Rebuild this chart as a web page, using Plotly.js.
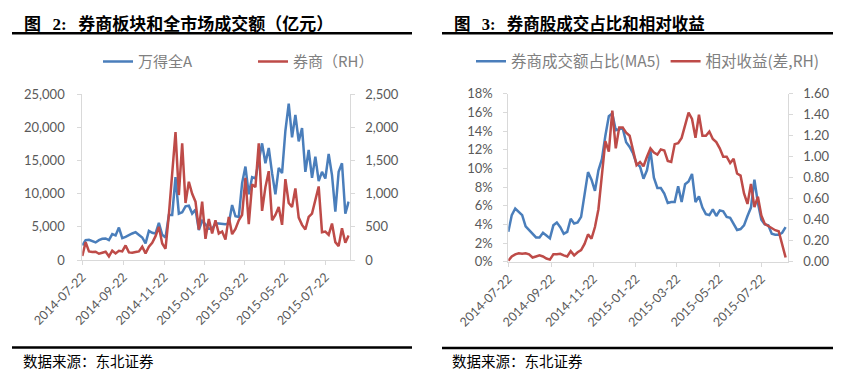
<!DOCTYPE html>
<html>
<head>
<meta charset="utf-8">
<script src="https://cdn.plot.ly/plotly-3.0.1.min.js"></script>
<style>html,body{margin:0;padding:0;background:#fff;}#chart{width:852px;height:381px;}</style>
</head>
<body>
<div id="chart"></div>
<script>
// ---- data (sampled every 5 calendar days from 2014-07-22) ----
const startDate = '2014-07-22';
const stepDays = 5;
const tickLabels = ['2014-07-22','2014-09-22','2014-11-22','2015-01-22','2015-03-22','2015-05-22','2015-07-22'];

// 图2: 万得全A 成交额 (亿元, left axis)
const allA = [2200,3000,3050,2900,2650,3000,3200,3250,3000,3900,
  3700,4900,3300,3500,3800,4000,4200,3750,3400,2500,
  4400,4100,4000,5600,3800,3400,6800,6800,12500,7000,
  7200,8100,8200,7000,7600,4500,5900,5400,4700,4700,
  5500,5500,5400,5400,5500,8300,6600,6500,11600,14100,
  9900,12500,12300,14900,17600,14600,16900,13100,9900,13900,
  13100,19500,23600,18500,21900,17900,19900,13300,16600,12400,
  15600,11900,13300,12300,16000,12800,7300,13300,14600,7000,8800];
// 图2: 券商 成交额 (亿元, right axis)
const broker = [60,270,130,120,125,95,110,125,55,140,
  100,140,130,220,115,110,120,130,200,100,
  200,260,360,500,250,170,680,1250,1930,980,
  1760,860,1180,1000,880,460,880,320,620,400,
  600,400,430,310,650,390,470,600,680,1240,
  540,1140,1100,1760,740,1100,1340,600,680,800,
  530,1220,860,800,1080,640,530,460,650,700,
  930,1110,420,430,380,550,270,210,480,260,370];
// 图3: 券商成交额占比 MA5 (%, left axis)
const share = [3.2,5.0,5.7,5.4,5.0,3.8,3.4,2.9,2.6,2.6,
  3.1,2.8,2.5,3.9,4.2,3.7,3.0,3.2,4.6,4.1,
  4.2,4.8,7.0,9.6,8.8,7.6,9.8,11.0,13.5,15.6,
  15.9,14.1,14.2,14.3,12.8,12.3,11.6,10.5,10.2,8.9,
  9.8,11.9,9.0,7.9,7.9,7.3,6.3,6.4,6.4,8.1,
  6.4,8.3,8.6,9.4,6.4,7.0,5.8,5.1,5.0,5.6,
  4.9,5.5,5.4,4.8,4.7,4.0,3.4,3.5,3.9,4.9,
  5.8,8.8,6.3,4.5,4.0,3.9,3.0,2.9,2.9,3.1,3.7];
// 图3: 相对收益 (差, right axis)
const relRet = [0.01,0.05,0.07,0.08,0.075,0.08,0.07,0.04,0.05,0.06,
  0.05,0.03,0.02,0.07,0.07,0.075,0.06,0.05,0.10,0.06,
  0.09,0.11,0.17,0.26,0.22,0.33,0.50,0.80,1.15,1.05,
  1.44,1.08,1.28,1.28,1.23,1.20,1.05,0.92,0.95,0.91,
  1.00,1.08,1.04,1.02,1.07,1.06,0.96,0.95,1.12,1.13,
  1.18,1.30,1.42,1.36,1.18,1.40,1.20,1.20,1.24,1.17,
  1.14,1.08,1.00,1.00,0.94,0.98,0.84,0.82,0.65,0.55,
  0.74,0.52,0.62,0.44,0.36,0.34,0.32,0.30,0.29,0.15,0.04];

function dateAt(i){
  const d = new Date(startDate + 'T00:00:00Z');
  d.setUTCDate(d.getUTCDate() + i*stepDays);
  return d.toISOString().slice(0,10);
}
const dates = allA.map((_, i) => dateAt(i));

// ---- layout helpers (pixel -> paper) ----
const W = 852, H = 381;
const px = x => x / W;
const py = y => 1 - y / H;

const BLUE = '#4A7EBB', RED = '#BE4B48';
const CJK = '"Noto Sans CJK SC", "Liberation Sans", sans-serif';
const NUM = 'Lato, "Liberation Sans", sans-serif';
const AX = '#D9D9D9', TXT = '#595959';

const traces = [
  {x: dates, y: allA, name: '万得全A', type: 'scatter', mode: 'lines', xaxis: 'x', yaxis: 'y',
   line: {color: BLUE, width: 2.5}, legend: 'legend'},
  {x: dates, y: broker, name: '券商（RH）', type: 'scatter', mode: 'lines', xaxis: 'x', yaxis: 'y2',
   line: {color: RED, width: 2.5}, legend: 'legend'},
  {x: dates, y: share, name: '券商成交额占比(MA5)', type: 'scatter', mode: 'lines', xaxis: 'x2', yaxis: 'y3',
   line: {color: BLUE, width: 2.5}, legend: 'legend2'},
  {x: dates, y: relRet, name: '相对收益(差,RH)', type: 'scatter', mode: 'lines', xaxis: 'x2', yaxis: 'y4',
   line: {color: RED, width: 2.5}, legend: 'legend2'}
];

function xAxis(domain, anchor, endDate){
  return {domain: domain, anchor: anchor, type: 'date', range: [startDate, endDate],
    tickmode: 'array', tickvals: tickLabels, ticktext: tickLabels, tickangle: -45,
    ticks: 'outside', ticklen: 4, tickcolor: AX, showline: true, linecolor: AX, linewidth: 1,
    showgrid: false, zeroline: false, tickfont: {family: NUM, size: 12.5, color: TXT}};
}
function yAxis(extra){
  return Object.assign({showgrid: false, zeroline: false, showline: true, linecolor: AX, linewidth: 1,
    ticks: 'outside', ticklen: 4, tickcolor: AX, tickfont: {family: NUM, size: 13, color: TXT},
    fixedrange: true}, extra);
}

const layout = {
  width: W, height: H, margin: {l: 0, r: 0, t: 0, b: 0},
  paper_bgcolor: '#fff', plot_bgcolor: 'rgba(0,0,0,0)',
  showlegend: true,
  xaxis: xAxis([px(82.3), px(349.7)], 'y', '2015-08-27 14:00'),
  yaxis: yAxis({domain: [py(260), py(94.3)], anchor: 'x', range: [0, 25000], dtick: 5000,
    tickformat: ',d', ticklabelstandoff: 10}),
  yaxis2: yAxis({overlaying: 'y', side: 'right', anchor: 'x', range: [0, 2500], dtick: 500,
    tickformat: ',d', ticklabelstandoff: 8}),
  xaxis2: xAxis([px(508.3), px(787.7)], 'y3', '2015-08-29'),
  yaxis3: yAxis({domain: [py(261.7), py(93.8)], anchor: 'x2', range: [0, 18], dtick: 2,
    ticksuffix: '%', ticklabelstandoff: 8}),
  yaxis4: yAxis({overlaying: 'y3', side: 'right', anchor: 'x2', range: [0, 1.6], dtick: 0.2,
    tickformat: '.2f', ticklabelstandoff: 8}),
  legend: {orientation: 'h', x: px(98), y: py(61.7), xanchor: 'left', yanchor: 'middle',
    font: {family: CJK, size: 15, color: '#808080'}, bgcolor: 'rgba(0,0,0,0)', itemwidth: 30,
    entrywidth: 110, entrywidthmode: 'pixels'},
  legend2: {orientation: 'h', x: px(471), y: py(61.7), xanchor: 'left', yanchor: 'middle',
    font: {family: CJK, size: 15.5, color: '#808080'}, bgcolor: 'rgba(0,0,0,0)', itemwidth: 30},
  shapes: [
    {type: 'line', xref: 'paper', yref: 'paper', x0: px(12), x1: px(412), y0: py(33.3), y1: py(33.3), line: {color: '#000', width: 2.5}},
    {type: 'line', xref: 'paper', yref: 'paper', x0: px(442), x1: px(833), y0: py(33.3), y1: py(33.3), line: {color: '#000', width: 2.5}},
    {type: 'line', xref: 'paper', yref: 'paper', x0: px(12), x1: px(412), y0: py(347.5), y1: py(347.5), line: {color: '#000', width: 2.5}},
    {type: 'line', xref: 'paper', yref: 'paper', x0: px(442), x1: px(833), y0: py(348), y1: py(348), line: {color: '#000', width: 2.5}}
  ],
  annotations: [
    {xref: 'paper', yref: 'paper', x: px(22), y: py(22.5), xanchor: 'left', yanchor: 'middle', showarrow: false,
     text: '<b>图\u00a0\u00a0\u00a0<span style="font-family:Liberation Serif">2:</span>\u00a0\u00a0\u00a0券商板块和全市场成交额（亿元）</b>',
     font: {family: CJK, size: 17, color: '#000'}},
    {xref: 'paper', yref: 'paper', x: px(452), y: py(22.5), xanchor: 'left', yanchor: 'middle', showarrow: false,
     text: '<b>图\u00a0\u00a0\u00a0<span style="font-family:Liberation Serif">3:</span>\u00a0\u00a0\u00a0券商股成交占比和相对收益</b>',
     font: {family: CJK, size: 16.5, color: '#000'}},
    {xref: 'paper', yref: 'paper', x: px(21), y: py(360), xanchor: 'left', yanchor: 'middle', showarrow: false,
     text: '数据来源：东北证券', font: {family: CJK, size: 14.5, color: '#000'}},
    {xref: 'paper', yref: 'paper', x: px(450), y: py(360), xanchor: 'left', yanchor: 'middle', showarrow: false,
     text: '数据来源：东北证券', font: {family: CJK, size: 14.5, color: '#000'}}
  ]
};

Plotly.newPlot('chart', traces, layout, {displayModeBar: false, staticPlot: true});
</script>
</body>
</html>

Objective => Among the lines of the data, identify those with the word "chart". Copy each of them.

Exercise response =>
Rebuild this chart as a web page, using Plotly.js.
<style>html,body{margin:0;padding:0;background:#fff;}#chart{width:852px;height:381px;}</style>
<div id="chart"></div>
Plotly.newPlot('chart', traces, layout, {displayModeBar: false, staticPlot: true});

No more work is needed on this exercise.